In un campionato spaccato come quello attuale, conta quasi soltanto vincere, soprattutto negli scontri diretti. Da questo punto di vista, la Juve dobbiamo in realtà ancora scoprire. Inter, Napoli e Roma: al netto della Lazio, che va a duemila ma non dovrebbe reggere fino alla fine, sono queste tre le avversarie possibili per lo scudetto. In ordine non casuale, perché i nerazzurri restano a mio giudizio l’avversario più temibile. Conta vincere, in Italia, ma conta anche imporre un proprio gioco. La Juve, di fatto, lo sta ancora cercando. Con un po’ di fatica nell’inserimento dei nuovi acquisti. Douglas Costa, per esempio, è in buona forma non pare ancora integrato nell’idea tattica di Allegri: lo invitava ad allargarsi sulla sinistra, e spesso se l’è ritrovato sul centrodestra a occupare uno spazio quasi inutile. Il brasiliano è un esempio, ma in una Juve che sta crescendo a livello di singoli, manca l’idea di un disegno comune. La sosta, per una squadra che ha via quasi tutti i nazionali, servirà poco da questo punto di vista, ma aiuterà a recuperare qualche assenza importante. Senza caricare di troppe responsabilità Marko Pjaca, penso davvero che il croato possa dare qualcosa di molto diverso rispetto a qualsiasi altro compagno. Lo stesso dicasi, in una posizione del tutto diversa, per Benedikt Howedes che pure sarà un bell’interrogativo tattico.

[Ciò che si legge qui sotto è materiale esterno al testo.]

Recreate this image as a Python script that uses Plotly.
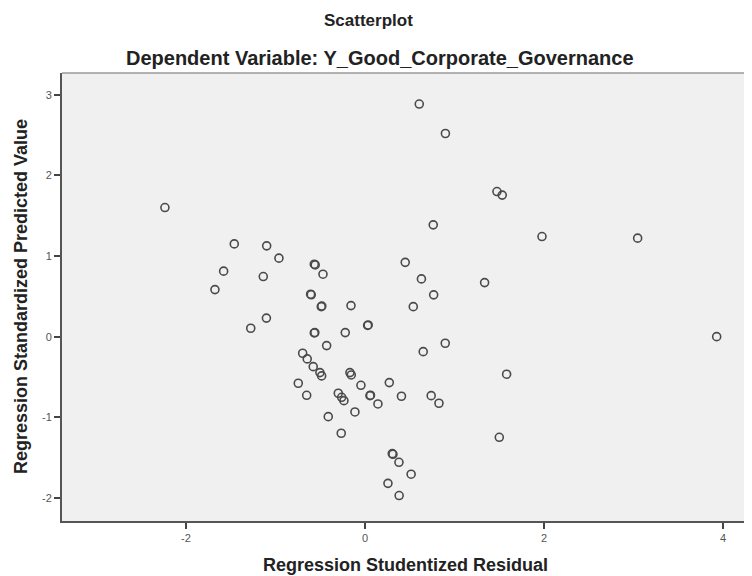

Chiusura sul simpatico (?) siparietto televisivo fra Marotta e Bonucci. Se vanno d’amore e d’accordo, il problema sarà stato un altro, pensa il malizioso. Il difensore si trincera dietro una certa signorilità, quali siano i motivi veri di un addio così repentino i tifosi forse non li sapranno mai davvero. I panni sporchi si lavano in famiglia, per carità. Però così si lascia il campo libero a qualsiasi dietrologia. Sarebbe così drammatico spiegare una volta per tutte cosa è successo?